All but three were purchased at Garage sales this year, than I got hooked.
Im still learning about them and building my collection, I would gladly listen to any info on them or advice.
Thanks


http://s792.photobucket.com/user/spark999/library/Flashlights


----------



## Conte (Jun 4, 2014)

What's that big square ceiling light thing ?


----------



## jabe1 (Jun 4, 2014)

A Novatac at a garage sale? Best I can do here is a busted up Maglite or maybe an Eveready. Captain.


----------



## tobrien (Jun 5, 2014)

jabe1 said:


> A Novatac at a garage sale? Best I can do here is a busted up Maglite or maybe an Eveready. Captain.



i agree.

as to the Surefire 6P you bought, that's a solid platform (host) to mod. have you been enlightened about P60 modules and McClicky switches and so on yet?

edit: if you don't mind my asking, how much did you pay for the 6P?


----------



## darkmagik828 (Jun 8, 2014)

jabe1 said:


> A Novatac at a garage sale? Best I can do here is a busted up Maglite or maybe an Eveready.
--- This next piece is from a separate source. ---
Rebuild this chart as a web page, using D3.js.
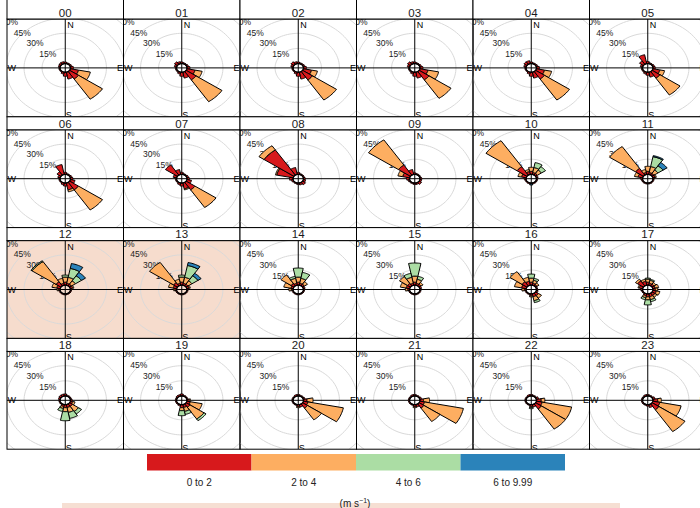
<!DOCTYPE html>
<html>
<head>
<meta charset="utf-8">
<style>
  body { margin: 0; background: #fff; }
  svg { font-family: "Liberation Sans", Arial, sans-serif; }
  .strip text { font-size: 11.5px; fill: #1a1a1a; }
  .grid-label { font-size: 8.5px; fill: #222; }
  .compass { font-size: 9px; fill: #000; }
  .legend text { font-size: 10px; fill: #222; }
</style>
</head>
<body>
<svg width="700" height="508"></svg>
<script src="https://d3js.org/d3.v7.min.js"></script>
<script>
// hour panels, speed bins, grid rings
const hours = ["00","01","02","03","04","05","06","07","08","09","10","11",
               "12","13","14","15","16","17","18","19","20","21","22","23"];
const speedBins = ["0 to 2", "2 to 4", "4 to 6", "6 to 9.99"];
const gridSteps = [0, 15, 30, 45, 60, 75];
const gridLabels = ["15%", "30%", "45%", "60%", "75%"];
const highlighted = ["12", "13"];
const sectorWidth = 22.5;

// [direction, % 0-2, % 2-4, % 4-6, % 6-9.99]
const rose00 = [[0,1.5],[22.5,1],[45,1],[67.5,1.5],[90,2.5],[112.5,7,10],[135,9,24],[157.5,7],[180,4],[202.5,2],[225,1],[247.5,1],[270,1],[292.5,1.5],[315,2],[337.5,2]];
const rose01 = [[0,1.5],[22.5,1],[45,1],[67.5,1.5],[90,2.5],[112.5,7,6],[135,10,26],[157.5,6],[180,4],[202.5,2],[225,1],[247.5,1],[270,1],[292.5,2],[315,3],[337.5,2]];
const rose02 = [[0,1.5],[22.5,1],[45,1],[67.5,1.5],[90,2.5],[112.5,7,5],[135,10,24],[157.5,7],[180,4],[202.5,2],[225,1],[247.5,1],[270,1],[292.5,2],[315,3],[337.5,2]];
const rose03 = [[0,1.5],[22.5,1],[45,1],[67.5,1.5],[90,2.5],[112.5,7,9],[135,10,22],[157.5,6],[180,4],[202.5,2],[225,1],[247.5,1],[270,1],[292.5,2],[315,3],[337.5,2]];
const rose04 = [[0,1.5],[22.5,1],[45,1],[67.5,1.5],[90,2.5],[112.5,7,6],[135,9,25],[157.5,6],[180,4],[202.5,2],[225,1],[247.5,1],[270,1],[292.5,2],[315,3],[337.5,3]];
const rose05 = [[0,2],[22.5,1],[45,1],[67.5,1.5],[90,2],[112.5,6,4],[135,8,20],[157.5,5],[180,3],[202.5,2],[225,1],[247.5,1],[270,1],[292.5,2],[315,4],[337.5,9]];
const rose06 = [[0,2],[22.5,1],[45,1],[67.5,1.5],[90,2],[112.5,4],[135,9,24],[157.5,7,2],[180,3],[202.5,2],[225,1],[247.5,1],[270,1],[292.5,2],[315,4],[337.5,10]];
const rose07 = [[0,2],[22.5,1],[45,1],[67.5,1.5],[90,2],[112.5,4],[135,9,21],[157.5,6,1],[180,3],[202.5,2],[225,1],[247.5,1],[270,1],[292.5,3],[315,12],[337.5,5]];
const rose08 = [[0,2],[22.5,1],[45,1],[67.5,1],[90,1.5],[112.5,2],[135,3],[157.5,2],[180,1.5],[202.5,1],[225,1],[247.5,1.5],[270,3],[292.5,14,1],[315,30,5],[337.5,7]];
const rose09 = [[0,1.5],[22.5,1],[45,1],[67.5,1],[90,1.5],[112.5,1.5],[135,2.5],[157.5,1.5],[180,1.5],[202.5,1],[225,1],[247.5,1.5],[270,2.5],[292.5,6,4],[315,12,30],[337.5,5]];
const rose10 = [[0,3,4],[22.5,2,5,5],[45,2,4,4],[67.5,1.5],[90,1],[112.5,1],[135,1],[157.5,1],[180,1,0,0,1],[202.5,1],[225,1],[247.5,1],[270,1.5],[292.5,4,3],[315,10,31],[337.5,3,2]];
const rose11 = [[0,3,5],[22.5,2,6,10,1],[45,2,4,5,4],[67.5,2,1],[90,1],[112.5,1],[135,1],[157.5,1],[180,1],[202.5,1],[225,1],[247.5,1],[270,1.5],[292.5,4,3],[315,8,26],[337.5,2,3]];
const rose12 = [[0,3,5,2],[22.5,2,6,9,5],[45,2,4,6,4],[67.5,2,1],[90,1],[112.5,1],[135,1],[157.5,1],[180,1],[202.5,1],[225,1],[247.5,1],[270,1.5,1],[292.5,3,4],[315,5,24,1],[337.5,2,5]];
const rose13 = [[0,3,5,2],[22.5,2,6,12,3],[45,2,4,6,3],[67.5,2,1],[90,1],[112.5,1],[135,1],[157.5,1],[180,1],[202.5,1],[225,1],[247.5,1],[270,1.5,1],[292.5,3,4],[315,4,24],[337.5,2,4]];
const rose14 = [[0,3,5,9],[22.5,2,5,6],[45,2,3],[67.5,1.5],[90,1],[112.5,1],[135,1],[157.5,1],[180,1],[202.5,1],[225,1],[247.5,1],[270,1.5,2],[292.5,2,6],[315,3,10],[337.5,2,5,2]];
const rose15 = [[0,3,6,13],[22.5,2,4,3],[45,2,2],[67.5,1.5],[90,1],[112.5,1],[135,1],[157.5,1],[180,1],[202.5,1],[225,1],[247.5,1],[270,1.5,2],[292.5,3,5],[315,3,8],[337.5,2,6,4]];
const rose16 = [[0,3,4,4],[22.5,2,3,2],[45,1.5,2],[67.5,1],[90,1],[112.5,1.5],[135,3,3],[157.5,3,4,2],[180,2,1],[202.5,1],[225,1],[247.5,1],[270,1.5,2],[292.5,4,6],[315,5,12],[337.5,4,4]];
const rose17 = [[0,3,3,1],[22.5,2,3,1],[45,2,2],[67.5,2,3],[90,2,2],[112.5,3,3],[135,3,2],[157.5,3,3,2],[180,3,3,5],[202.5,2,2,2],[225,1],[247.5,1],[270,1.5],[292.5,3,1],[315,6,2],[337.5,4,2]];
const rose18 = [[0,2],[22.5,1],[45,1],[67.5,1],[90,1.5],[112.5,2,2],[135,3,6,3],[157.5,3,5,6],[180,3,4,9],[202.5,2,2,3],[225,1],[247.5,1],[270,1],[292.5,1.5],[315,2],[337.5,2]];
const rose19 = [[0,2],[22.5,1],[45,1],[67.5,1],[90,2,1],[112.5,3,10],[135,4,14,2],[157.5,3,4,3],[180,3,3,5],[202.5,1.5],[225,1],[247.5,1],[270,1],[292.5,1],[315,1.5],[337.5,1.5]];
const rose20 = [[0,1.5],[22.5,1],[45,1],[67.5,1.5],[90,3,5],[112.5,4,30],[135,5,14],[157.5,2.5],[180,2,1],[202.5,1],[225,1],[247.5,1],[270,1],[292.5,1],[315,1],[337.5,1.5]];
const rose21 = [[0,1.5],[22.5,1],[45,1],[67.5,1.5],[90,3,5],[112.5,4,33],[135,5,16],[157.5,2.5],[180,2,1],[202.5,1],[225,1],[247.5,1],[270,1],[292.5,1],[315,1],[337.5,1.5]];
const rose22 = [[0,1.5],[22.5,1],[45,1],[67.5,2],[90,4,3],[112.5,5,25],[135,6,24],[157.5,2.5],[180,2,1,1],[202.5,1],[225,1],[247.5,1],[270,1],[292.5,1],[315,1],[337.5,1.5]];
const rose23 = [[0,1.5],[22.5,1],[45,1],[67.5,2],[90,4,3],[112.5,6,18],[135,7,26],[157.5,3],[180,1.5],[202.5,1],[225,1],[247.5,1],[270,1],[292.5,1],[315,1],[337.5,1.5]];

const roses = [rose00, rose01, rose02, rose03, rose04, rose05, rose06, rose07,
               rose08, rose09, rose10, rose11, rose12, rose13, rose14, rose15,
               rose16, rose17, rose18, rose19, rose20, rose21, rose22, rose23];

// layout
const speedColours = ["#d7191c", "#fdae61", "#abdda4", "#2b83ba"];
const limit = 48.5;      // % at panel edge
const offset = 4.3;      // centre hole
const colX0 = 7, colW = 116.5;
const rowY0 = 6, rowH = 110.8, stripH = 13;

const svg = d3.select("svg");
const rad = d => d * Math.PI / 180;

hours.forEach(function (h, i) {
    let col = i % 6, row = Math.floor(i / 6);
    let left = colX0 + col * colW, right = left + colW;
    let stripTop = rowY0 + row * rowH;
    let top = stripTop + stripH, bottom = rowY0 + (row + 1) * rowH;

    let x = d3.scaleLinear().domain([-limit, limit]).range([left, right]);
    let y = d3.scaleLinear().domain([-limit, limit]).range([bottom, top]);

    let g = svg.append("g");
    g.append("clipPath").attr("id", "clip" + h)
        .append("rect").attr("x", left).attr("y", top)
        .attr("width", colW).attr("height", bottom - top);

    let inner = g.append("g").attr("clip-path", `url(#clip${h})`);

    if (highlighted.indexOf(h) >= 0) {
        inner.append("rect").attr("x", left).attr("y", top)
            .attr("width", colW).attr("height", bottom - top)
            .style("fill", "#f6dccd");
    }

    // grey rings
    let angles = d3.range(0, 361, 3);
    let ring = r => d3.line()
        .x(a => x(r * Math.sin(rad(a))))
        .y(a => y(r * Math.cos(rad(a))))(angles);
    inner.selectAll(".ring").data(gridSteps).join("path")
        .attr("d", d => ring(d + offset))
        .style("fill", "none").style("stroke", "#d9d9d9").style("stroke-width", 1);

    inner.selectAll(".grid-label").data(gridLabels).join("text")
        .attr("class", "grid-label")
        .attr("x", (d, k) => x((gridSteps[k + 1] + offset) * Math.sin(rad(315))) - 1)
        .attr("y", (d, k) => y((gridSteps[k + 1] + offset) * Math.cos(rad(315))))
        .attr("text-anchor", "middle").attr("dy", "0.35em")
        .text(d => d);

    // axes
    inner.append("line").attr("x1", x(-limit)).attr("x2", x(limit))
        .attr("y1", y(0)).attr("y2", y(0)).style("stroke", "#000");
    inner.append("line").attr("x1", x(0)).attr("x2", x(0))
        .attr("y1", y(-limit)).attr("y2", y(limit)).style("stroke", "#000");

    // wedges, stacked by speed
    let wedges = [];
    roses[i].forEach(function (e) {
        let cum = 0;
        for (let k = 0; k < speedBins.length; k++) {
            let v = e[k + 1] || 0;
            if (k > 0 && v === 0) continue;
            wedges.push({ dir: e[0], r0: cum + offset, r1: cum + v + offset, bin: k });
            cum += v;
        }
    });
    let wedgePath = function (d) {
        let t = d3.range(0, 11).map(k => rad(d.dir - sectorWidth / 2 + sectorWidth * k / 10));
        let pts = t.map(a => [x(d.r0 * Math.sin(a)), y(d.r0 * Math.cos(a))])
            .concat(t.slice().reverse().map(a => [x(d.r1 * Math.sin(a)), y(d.r1 * Math.cos(a))]));
        return d3.line()(pts) + "Z";
    };
    inner.selectAll(".wedge").data(wedges).join("path")
        .attr("d", wedgePath)
        .style("fill", d => speedColours[d.bin])
        .style("stroke", "#000").style("stroke-width", 1)
        .style("stroke-linejoin", "round");

    // hole outline
    inner.append("path").attr("d", ring(offset))
        .style("fill", "none").style("stroke", "#000").style("stroke-width", 1.3);

    // compass letters
    inner.append("text").attr("class", "compass").attr("x", x(0) + 2).attr("y", top + 9).text("N");
    inner.append("text").attr("class", "compass").attr("x", x(0) + 0.5).attr("y", bottom + 1.5).text("S");
    inner.append("text").attr("class", "compass").attr("x", left + 0.5).attr("y", y(0)).attr("dy", "0.35em").text("W");
    inner.append("text").attr("class", "compass").attr("x", right - 0.5).attr("y", y(0)).attr("dy", "0.35em")
        .attr("text-anchor", "end").text("E");

    // panel border and strip (top row's strip runs off the top of the page)
    g.append("rect").attr("x", left).attr("y", top).attr("width", colW).attr("height", bottom - top)
        .style("fill", "none").style("stroke", "#000");
    let strip = g.append("g").attr("class", "strip");
    let boxTop = row === 0 ? -4 : stripTop;
    strip.append("rect").attr("x", left).attr("y", boxTop).attr("width", colW).attr("height", top - boxTop)
        .style("fill", "#fff").style("stroke", "#000");
    strip.append("text").attr("x", (left + right) / 2).attr("y", stripTop + stripH / 2)
        .attr("dy", "0.38em").attr("text-anchor", "middle").text(h);
});

// legend
let legendX = d3.scaleBand().domain(speedBins).range([147, 565]);
let legend = svg.append("g").attr("class", "legend");
legend.append("rect").attr("x", 62).attr("y", 503).attr("width", 558).attr("height", 6).style("fill", "#f6dfd3");
legend.selectAll("rect.key").data(speedBins).join("rect").attr("class", "key")
    .attr("x", d => legendX(d)).attr("y", 454)
    .attr("width", legendX.bandwidth()).attr("height", 16.5)
    .style("fill", (d, k) => speedColours[k]);
legend.selectAll("text.key").data(speedBins).join("text").attr("class", "key")
    .attr("x", d => legendX(d) + legendX.bandwidth() / 2).attr("y", 482).attr("dy", "0.35em")
    .attr("text-anchor", "middle").text(d => d);
let unit = legend.append("text").attr("x", 355).attr("y", 507).attr("text-anchor", "middle");
unit.append("tspan").text("(m s");
unit.append("tspan").attr("dy", -4).style("font-size", "7px").text("\u22121");
unit.append("tspan").attr("dy", 4).text(")");
</script>
</body>
</html>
Captain.



Seems very interesting I think the best I can find around me is a harbor freight flashlight


----------



## spark999 (Sep 2, 2014)

tobrien said:


> i agree.
> 
> as to the Surefire 6P you bought, that's a solid platform (host) to mod. have you been enlightened about P60 modules and McClicky switches and so on yet?
> 
> edit: if you don't mind my asking, how much did you pay for the 6P?




I paid 3 dollars for it, Sorry for delay


----------



## spark999 (Sep 2, 2014)

Conte said:


> What's that big square ceiling light thing ?




I know im very delayed but the square light is a 2300 lumen LED office light, I paid 8 at a charity auction than I sold it.


----------



## tobrien (Sep 4, 2014)

spark999 said:


> I paid 3 dollars for it, Sorry for delay



no worries. You can't argue with a $3 6P no matter what! congrats on the score and welcome to the addiction haha


----------



## richardcpf (Sep 5, 2014)

Spyder Arctic... great laser, if bought before the crazy price increase.


----------